- The Washington Times - Thursday, September 20, 2007

Responding to comments by Donovan McNabb that black NFL quarterbacks are held to a higher standard than their white colleagues, Jason Campbell said yesterday he hasn’t found that to be the case.

“Early in my career in college, I felt like people looked at me differently and expected a lot more,” said Campbell, the Washington Redskins’ starter since November. “I felt I had to do a little extra. At that point, I did feel that way. I don’t feel that way now in the NFL.”

In an HBO interview first aired Tuesday, McNabb, the longtime Philadelphia Eagles franchise player, said black quarterbacks “have to do a little bit extra” because there are so few starting at the position, adding, “people didn’t want us to play this position.”

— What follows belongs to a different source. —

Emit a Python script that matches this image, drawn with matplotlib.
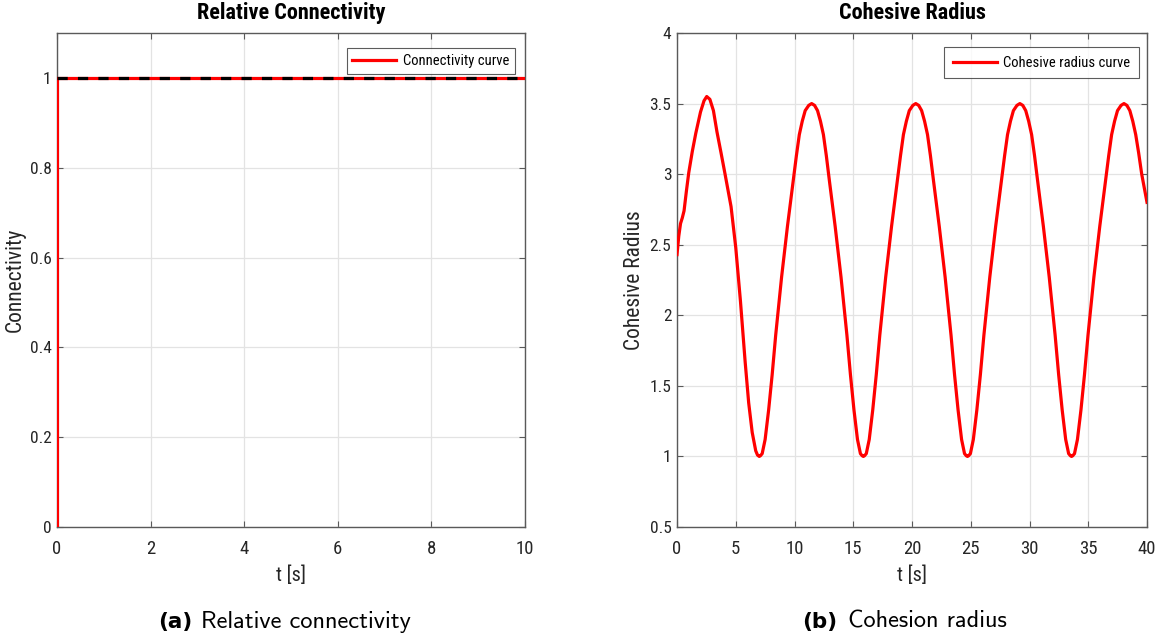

McNabb and Campbell are two of six black starting quarterbacks in the NFL, joining Baltimore’s Steve McNair, Minnesota’s Tarvaris Jackson, Jacksonville’s David Garrard and Tennessee’s Vince Young.

Even in a winning performance, McNabb said people will say: “Oh, he could have made this throw here. We would have scored more points if he would have done this.”

McNabb said Peyton Manning and Carson Palmer aren’t held to the same standard as black quarterbacks.

“Let me start by saying, I love those guys. But they don’t get criticized as much as we do. They don’t,” McNabb said.

Campbell has long admired McNabb, and he outplayed the veteran in the Redskins’ 20-12 win Monday night in Philadelphia.

“That’s his opinion, and as an African-American quarterback, I have to support other African-American quarterbacks,” Campbell said. “But it’s something I can’t get caught up in. I look at all quarterbacks as the same. I support every guy who’s playing the position.

“It’s the hardest position to play in professional sports, and you get graded differently than any other position on the field. Nine times out of 10 the ball is in your hands, so everybody is watching you. Since you’re in the spotlight, the mistakes get recognized. You need thick skin and a short memory.”

McNabb, meanwhile, did not back off of his comments.

“I don’t regret it,” McNabb told reporters in Philadelphia yesterday. “I don’t regret it at all. I stand by my comments.”